Despite state Republican leaders in the General Assembly expressing outrage last year over bonus payments, some GOP lawmakers said they oppose the surcharge.

"Rather than getting serious about cutting out-of-control government spending, the Democrats are trying to be demagogues by attacking Fairfield County residents," said state Sen. Dan Debicella, R-Shelton, who is challenging freshman U.S. Rep. Jim Himes, D-Greenwich. "Raising taxes on financial services professionals will just cause them to move out of state, hurting the middle class who will have to make up the lost taxes." But Daily argues even with the surcharge, Connecticut's tax rates will remain competitive with those of neighboring states.

"There was concern that it would make some people set up shop out of state, so this is being crafted to be not higher than any other state," Daily said.

State Sen. L. Scott Frantz, R-Greenwich, said bonuses are the wrong target.

"They should not be punishing those who are paying the bills for Connecticut residents, no matter how angry they are about the financial market meltdown," Frantz said. "I also think it shows a certain amount of lack of understanding of how this problem was created. There's a lot of blame to be passed around."

Senate Democrats will need to win over their counterparts in the House of Representatives.

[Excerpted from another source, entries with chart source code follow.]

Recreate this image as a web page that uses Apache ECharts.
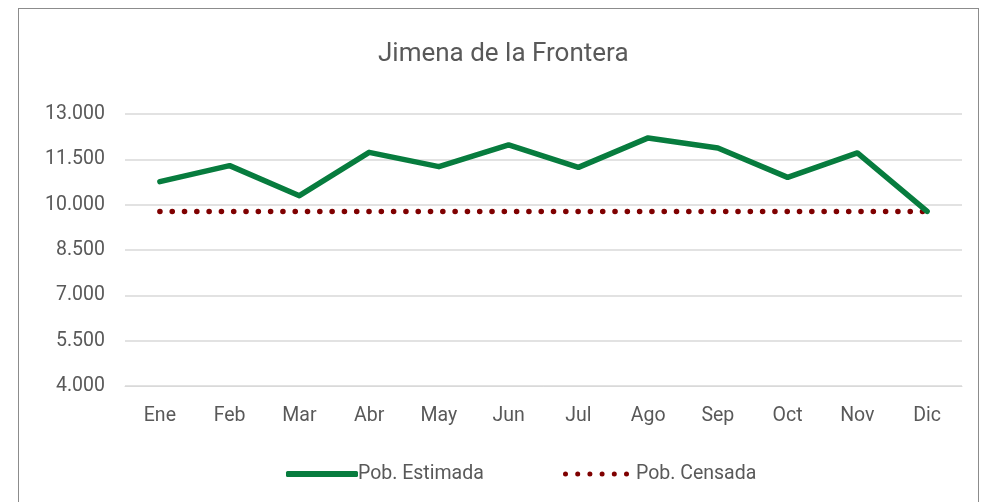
<!DOCTYPE html>
<html><head><meta charset="utf-8">
<script src="https://cdn.jsdelivr.net/npm/echarts@6/dist/echarts.min.js"></script>
<style>
html,body{margin:0;padding:0;background:#fff;overflow:hidden;}
#frame{position:absolute;left:18px;top:8px;width:961px;height:600px;border:1px solid #8c8c8c;box-sizing:border-box;}
#chart{position:absolute;left:0;top:0;width:984px;height:502px;}
</style></head>
<body>
<div id="frame"></div>
<div id="chart"></div>
<script>
const chartTitle = 'Jimena de la Frontera';
const months = ['Ene','Feb','Mar','Abr','May','Jun','Jul','Ago','Sep','Oct','Nov','Dic'];
const estimada = [10762, 11291, 10298, 11732, 11258, 11977, 11235, 12209, 11877, 10904, 11712, 9778];
const censada = [9778, 9778, 9778, 9778, 9778, 9778, 9778, 9778, 9778, 9778, 9778, 9778];
const seriesNames = ['Pob. Estimada', 'Pob. Censada'];
const yMin = 4000, yMax = 13000, yStep = 1500;

const FONT = "Roboto, 'Liberation Sans', sans-serif";
const GREEN = '#077c3e', RED = '#7f0000';
function fmt(v){ return Math.floor(v/1000) + '.' + String(v % 1000).padStart(3,'0'); }
let dots = '';
for (let i = 0; i < 6; i++) { const cx = 2.5 + i * 12.2; dots += 'M' + (cx-2.5) + ',3a2.5,2.5 0 1,0 5,0a2.5,2.5 0 1,0 -5,0z'; }
const legText = {fontFamily:FONT,fontSize:19.5,color:'#595959'};

const chart = echarts.init(document.getElementById('chart'), null, {renderer:'canvas'});
chart.setOption({
  animation:false,
  title:{text:chartTitle,left:373,top:36,textStyle:{fontFamily:FONT,fontSize:26,fontWeight:'normal',color:'#595959'}},
  grid:{left:125,right:22,top:114,bottom:116},
  legend:[
    {left:281,bottom:13,itemWidth:72,itemHeight:6,textStyle:Object.assign({padding:[0,0,0,-5]},legText),
     data:[{name:seriesNames[0],icon:'roundRect',itemStyle:{color:GREEN}}]},
    {left:558,bottom:13,itemWidth:66,itemHeight:5,textStyle:Object.assign({padding:[0,0,0,2]},legText),
     data:[{name:seriesNames[1],icon:'path://' + dots,itemStyle:{color:RED}}]}
  ],
  xAxis:{type:'category',data:months,boundaryGap:true,
    axisLine:{show:true,lineStyle:{color:'#d9d9d9',width:1}},axisTick:{show:false},
    axisLabel:{fontFamily:FONT,fontSize:19.5,color:'#595959',margin:20}},
  yAxis:{type:'value',min:yMin,max:yMax,interval:yStep,
    axisLine:{show:false},axisTick:{show:false},
    splitLine:{lineStyle:{color:'#d9d9d9',width:1.5}},
    axisLabel:{fontFamily:FONT,fontSize:19.5,color:'#595959',margin:20,formatter:fmt}},
  series:[
    {name:seriesNames[1],type:'line',data:censada,symbol:'none',z:2,
      lineStyle:{color:RED,width:5.5,type:[0.1,12.2],cap:'round'},itemStyle:{color:RED}},
    {name:seriesNames[0],type:'line',data:estimada,symbol:'none',z:3,
      lineStyle:{color:GREEN,width:5.5,cap:'round',join:'round'},itemStyle:{color:GREEN}}
  ]
});
</script>
</body></html>
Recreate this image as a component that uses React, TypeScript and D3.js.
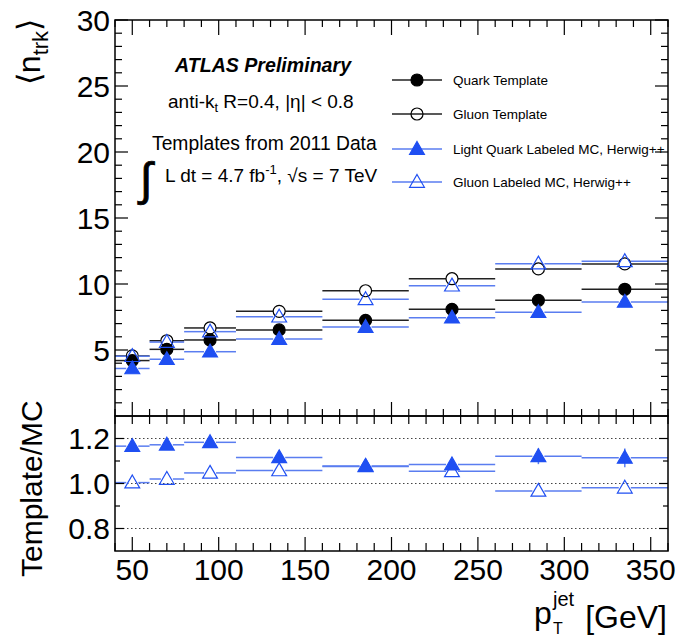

Rep. Christopher Perone, D-Norwalk, a Finance Committee vice-chairman who is also helping draft a job creation proposal for his caucus, said, "Even if the surcharge is legal -- I have some qualms about it -- I just think it would be a hard sell down in Fairfield County."

Republican Gov. M. Jodi Rell's office would not comment on the surcharge proposal, but Senate Democrats would likely not have the numbers to override a veto.

All 24 Democrats would have to vote for an override, and Sen. Gayle Slossberg, D-Milford, said while backing aid for small businesses she is against the surcharge.

"To single out particular people for additional taxes based on where they work doesn't necessarily make a lot of sense," Slossberg said. "Everyone is struggling."